Roy is a shy, socially inept physics teacher. ("Hey, is there any other kind?" ask the bigots among you). For years he has run the tuck shop with the help of Mrs Platt who treats him in a kindly, if patronising, fashion. All Roy wants is to share his corner of the staffroom with somebody from an arts background to make his life complete.
He is delighted when a supply teacher called Hayley arrives in school to cover English classes. The pair strike up a friendship and all seems to be going well until they start having dinner together in the canteen. Realising that they are becoming increasingly close, Hayley feels she must be absolutely honest. "Roy, there's something you should know. I'm a transubjectual."
"A trans . . . I don't understand."
"I'm a transubjectual, Roy. I'm an English teacher trapped in the body of a chemistry teacher. I love teaching English, I love talking about it to you, but in the eyes of the law, I'm a chemistry teacher. That's what it'll always say on my GTC certificate."

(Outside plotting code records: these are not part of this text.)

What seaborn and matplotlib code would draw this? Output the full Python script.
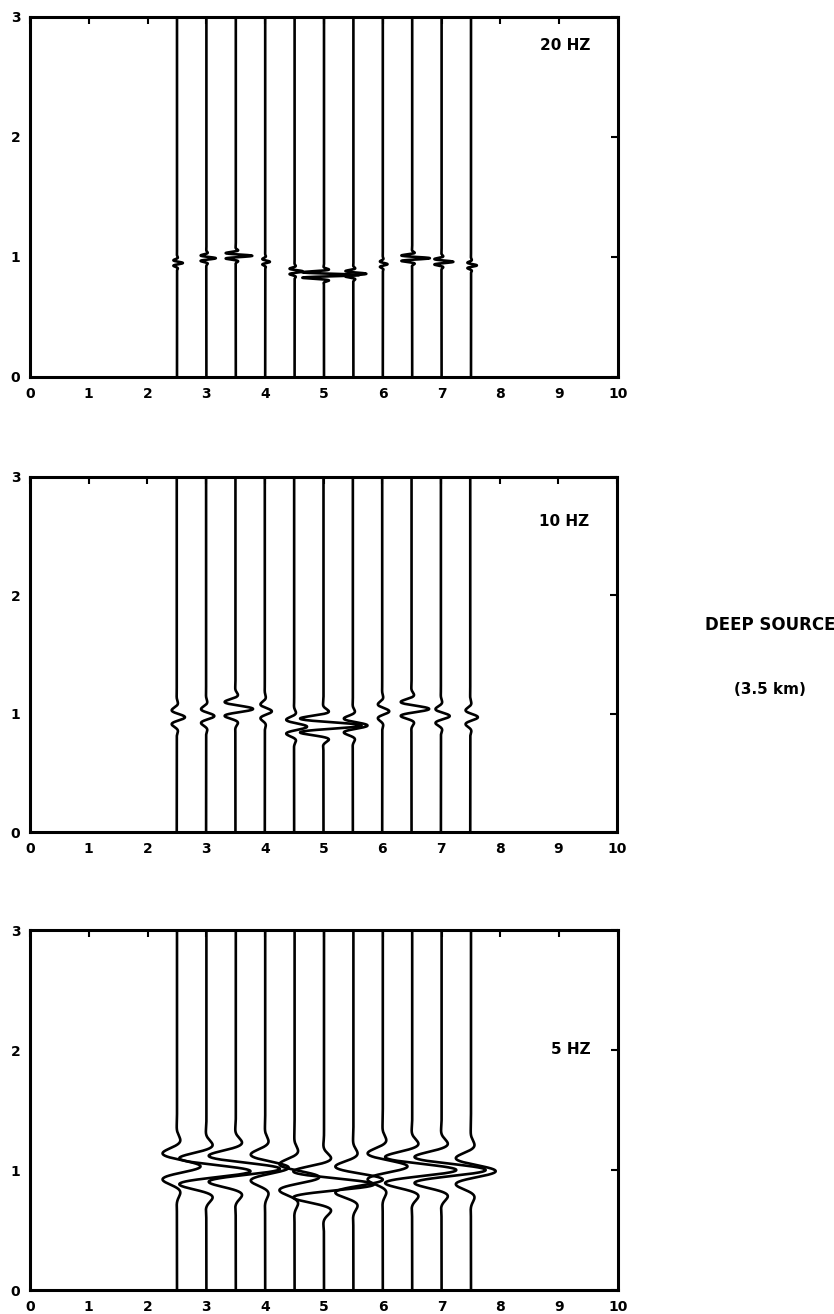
import numpy as np
import pandas as pd
import matplotlib
matplotlib.use("Agg")
import matplotlib.pyplot as plt
import seaborn as sns

sns.set_theme(style="white")
plt.rcParams["font.family"] = ["DejaVu Sans"]
plt.rcParams["text.color"] = "black"
plt.rcParams["xtick.color"] = "black"
plt.rcParams["ytick.color"] = "black"

# Receiver positions (km) shared by all three sections
offsets = [2.5, 3.0, 3.5, 4.0, 4.5, 5.0, 5.5, 6.0, 6.5, 7.0, 7.5]

# Source frequencies and wavelet periods (s)
freq_labels = ["20 HZ", "10 HZ", "5 HZ"]
periods = [0.05, 0.13, 0.24]

# Arrival times (s) per trace
t0_20 = [0.95, 0.99, 1.01, 0.96, 0.88, 0.85, 0.86, 0.94, 0.99, 0.96, 0.93]
t0_10 = [0.97, 0.98, 1.04, 1.02, 0.89, 0.90, 0.90, 1.02, 1.04, 0.98, 0.97]
t0_05 = [1.03, 0.99, 1.01, 1.02, 0.94, 0.88, 0.92, 1.03, 1.00, 1.00, 0.99]

# Peak trace deflection (km) per trace
amp_20 = [0.10, 0.16, 0.28, 0.08, 0.14, 0.60, 0.22, 0.08, 0.30, 0.20, 0.10]
amp_10 = [0.14, 0.14, 0.30, 0.12, 0.22, 0.65, 0.25, 0.12, 0.30, 0.15, 0.13]
amp_05 = [0.40, 0.75, 0.75, 0.40, 0.42, 0.85, 0.50, 0.42, 0.75, 0.75, 0.42]

arrivals = [t0_20, t0_10, t0_05]
amplitudes = [amp_20, amp_10, amp_05]

t = np.linspace(0.0, 3.0, 3001)


def section_frame(t0s, amps, period):
    rows = []
    sigma = 0.68 * period
    for k, (x0, ta, a) in enumerate(zip(offsets, t0s, amps)):
        tau = t - ta
        w = a * np.cos(2 * np.pi * tau / period) * np.exp(-(tau / sigma) ** 2)
        rows.append(pd.DataFrame({"trace": k, "x": x0 + w, "t": t}))
    return pd.concat(rows, ignore_index=True)


W, H = 834, 1314
fig = plt.figure(figsize=(W / 100, H / 100), dpi=100)

# axes boxes in pixel coordinates: left, top, right, bottom
boxes = [(30, 17, 618, 377), (30, 477, 617, 832), (30, 930, 618, 1290)]
label_pos = [(0.91, 0.92), (0.91, 0.875), (0.92, 0.667)]

for i, (l, tp, r, b) in enumerate(boxes):
    ax = fig.add_axes([l / W, 1 - b / H, (r - l) / W, (b - tp) / H])
    df = section_frame(arrivals[i], amplitudes[i], periods[i])
    sns.lineplot(data=df, x="x", y="t", units="trace", estimator=None,
                 sort=False, color="black", linewidth=1.9, ax=ax, legend=False)
    ax.set_xlim(0, 10)
    ax.set_ylim(0, 3)
    ax.set_xlabel("")
    ax.set_ylabel("")
    ax.set_xticks(range(0, 11))
    ax.set_yticks([0, 1, 2, 3])
    ax.tick_params(direction="in", length=5, width=1.5, top=True, right=True,
                   labelsize=10, pad=7, colors="black")
    for lab in ax.get_xticklabels() + ax.get_yticklabels():
        lab.set_fontweight("bold")
    for s in ax.spines.values():
        s.set_visible(True)
        s.set_color("black")
        s.set_linewidth(2.2)
    ax.text(label_pos[i][0], label_pos[i][1], freq_labels[i], transform=ax.transAxes,
            ha="center", va="center", fontsize=11, fontweight="bold", color="black")

fig.text(770 / W, 1 - 625 / H, "DEEP SOURCE", ha="center", va="center",
         fontsize=12, fontweight="bold", color="black")
fig.text(770 / W, 1 - 690 / H, "(3.5 km)", ha="center", va="center",
         fontsize=11, fontweight="bold", color="black")

fig.savefig("out.png", dpi=100, facecolor="white")
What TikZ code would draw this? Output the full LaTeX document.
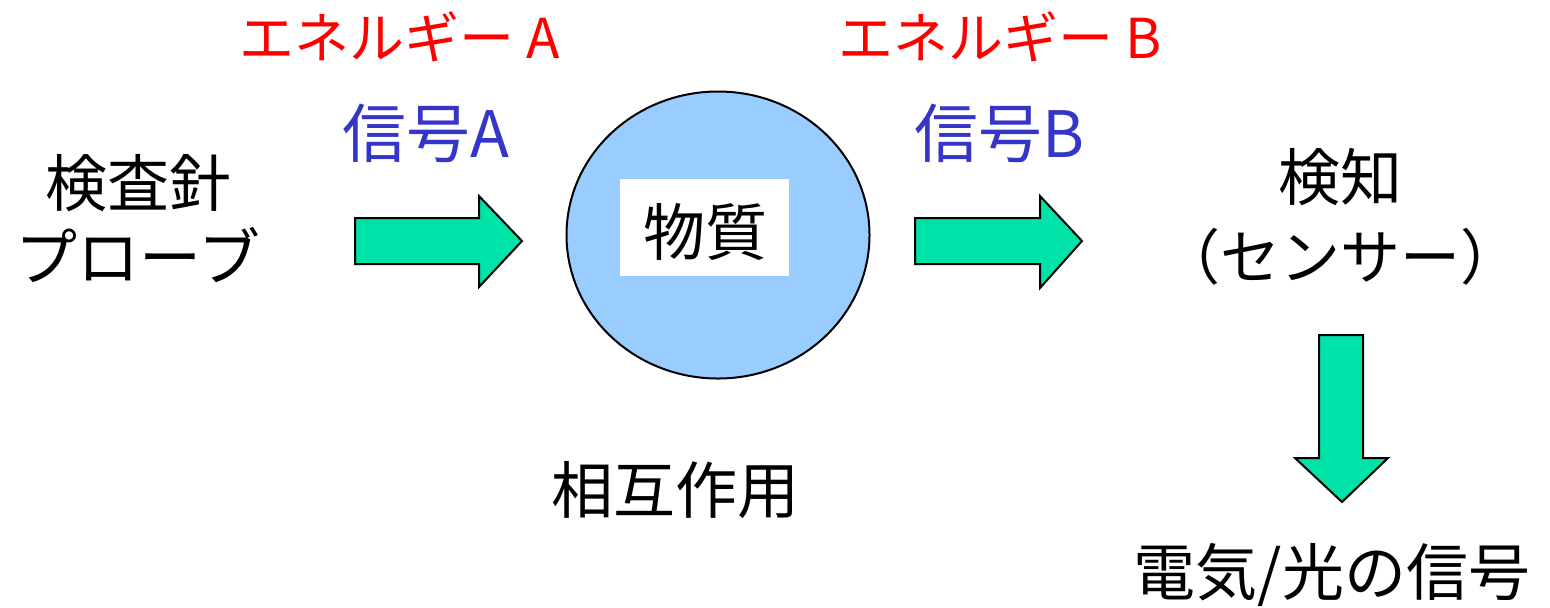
\documentclass[tikz,border=0pt]{standalone}
\usepackage{fontspec}
\setmainfont{Noto Sans CJK JP}
\usetikzlibrary{shapes.geometric}
\definecolor{arrowgreen}{HTML}{00E3A8}
\definecolor{matblue}{HTML}{99CCFF}
\definecolor{sigblue}{HTML}{3535C8}
\tikzset{
  bigarrow/.style={fill=arrowgreen, draw=black, line width=1pt, line join=miter},
  lbl/.style={inner sep=0pt, anchor=center},
  jp/.style={lbl, font=\fontsize{31}{36}\selectfont},
  energy/.style={lbl, text=red, font=\fontsize{27.5}{32}\selectfont},
  signal/.style={lbl, text=sigblue, font=\fontsize{32}{38}\selectfont},
}
\begin{document}
\begin{tikzpicture}[x=0.5pt, y=-0.5pt]
\useasboundingbox (0,0) rectangle (1550,607);
% labels
\node[jp] (probe1) at (138,183) {検査針};
\node[jp] (probe2) at (138,255) {プローブ};
\node[energy] (enA) at (400,37) {エネルギー A};
\node[energy] (enB) at (1000,37) {エネルギー B};
\node[signal] (sigA) at (426,133) {信号A};
\node[signal] (sigB) at (1000,133) {信号B};
% substance
\node[ellipse, draw=black, line width=1pt, fill=matblue, minimum width=151.5pt, minimum height=143.5pt, inner sep=0pt] (mat) at (718,235) {};
\node[fill=white, minimum width=84.5pt, minimum height=48.5pt, inner sep=0pt] (matbox) at (704.5,227.5) {};
\node[jp] (matlbl) at (705,232) {物質};
\node[jp] (inter) at (675,490) {相互作用};
% detector
\node[jp] (det1) at (1340,177) {検知};
\node[jp, font=\fontsize{30}{36}\selectfont] (det2) at (1340,257) {（センサー）};
\node[jp] (out) at (1332,575) {電気/光の信号};
% arrows
\draw[bigarrow] (355,218) -- (479,218) -- (479,196) -- (522,241) -- (479,287) -- (479,264) -- (355,264) -- cycle;
\draw[bigarrow] (915,218) -- (1040,218) -- (1040,196) -- (1082,241) -- (1040,288) -- (1040,264) -- (915,264) -- cycle;
\draw[bigarrow] (1319,335) -- (1363,335) -- (1363,458) -- (1388,458) -- (1342,502) -- (1295,458) -- (1319,458) -- cycle;
\end{tikzpicture}
\end{document}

Roy: "I . . . I've got to go." (He exits, leaving Hayley with her head in her hands.) Roy quickly comes to accept Hayley for who she is. Sadly, not everyone is so tolerant. Mr Battersby, the loathsome, sponging returning adult, is particularly vicious, as is local businessman and school board member Mike Baldwin, who goads Hayley into revealing her secret to the rest of her workmates.
Their reactions are mixed: some are supportive, others refuse to use the same staff base, insisting that Hayley does her preparation with the rest of the scientists.
The controversial storyline has led to questions being raised in Parliament over the law on transubjectuals. Should they be allowed to retrain at the taxpayer's expense and should their registration certificates be altered to reflect their new subject?
Not since Deirdre Rachid was compulsorily transferred to a post in a young offender's institute following her affair with a sham director of education has a soap opera so gripped the nation's attention.
Look out for more unmissable episodes - including Mr and Mrs Webster's battle for custody of the Higher class and the repercussions from Les Battersby's compensation claim when he alleged that Mr Platt almost caused him to fail his biology module by giving him an overdose of assessment.